Sim, são todos ciganos, a etnia que André Ventura pôs na mira da sua retórica agressiva e xenófoba, por nenhuma outra razão do que a de recolher mais uns votos nascidos do fanatismo ou do medo. Ciganos, mas, antes de tudo, seres humanos, crianças e adultos, que vivem de forma indigna há quase meio século.

Para além do bebé que deu origem à história, são seis as crianças retiradas aos pais naquele cenário apocalíptico. Mas a verdade é que nenhuma delas lá devia estar. Se estão, é por inépcia absoluta de responsáveis políticos de vários níveis e várias cores partidárias. Nesta matéria, não há políticos inocentes, só hipocrisia.

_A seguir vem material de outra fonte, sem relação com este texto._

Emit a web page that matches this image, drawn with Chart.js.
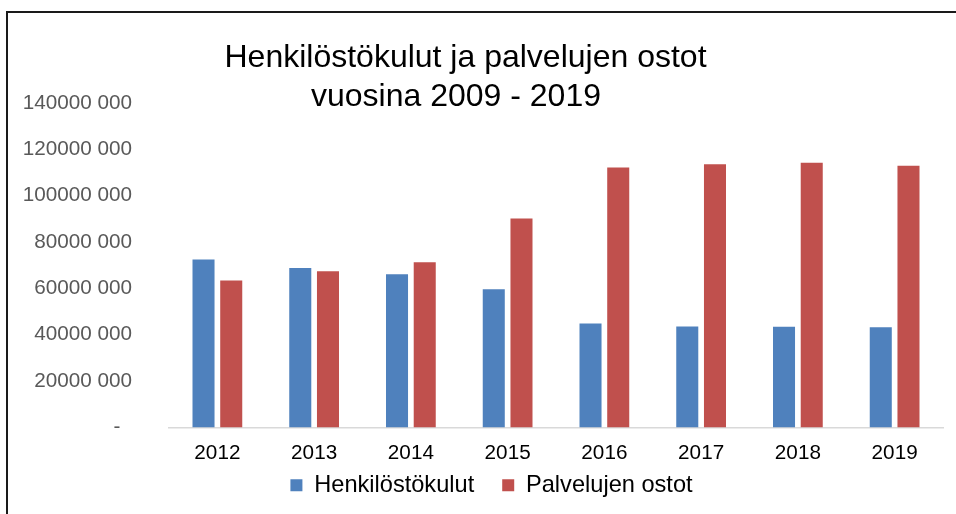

Perante o falhanço dos vários serviços e níveis políticos do Estado, fica o apelo ao presidente da República, que o é de todos os portugueses, adaptando a letra de uma canção dos Da Weasel (no original referia-se ao Intendente). "Já foi às barracas de Grijó, senhor presidente? Não leve a sua comitiva, não leve o telejornal. Leve-se a si próprio e avance natural, como se não fosse ignorado. Vá num dia normal ou num feriado, mas vá. Por lá a sua presença é urgente".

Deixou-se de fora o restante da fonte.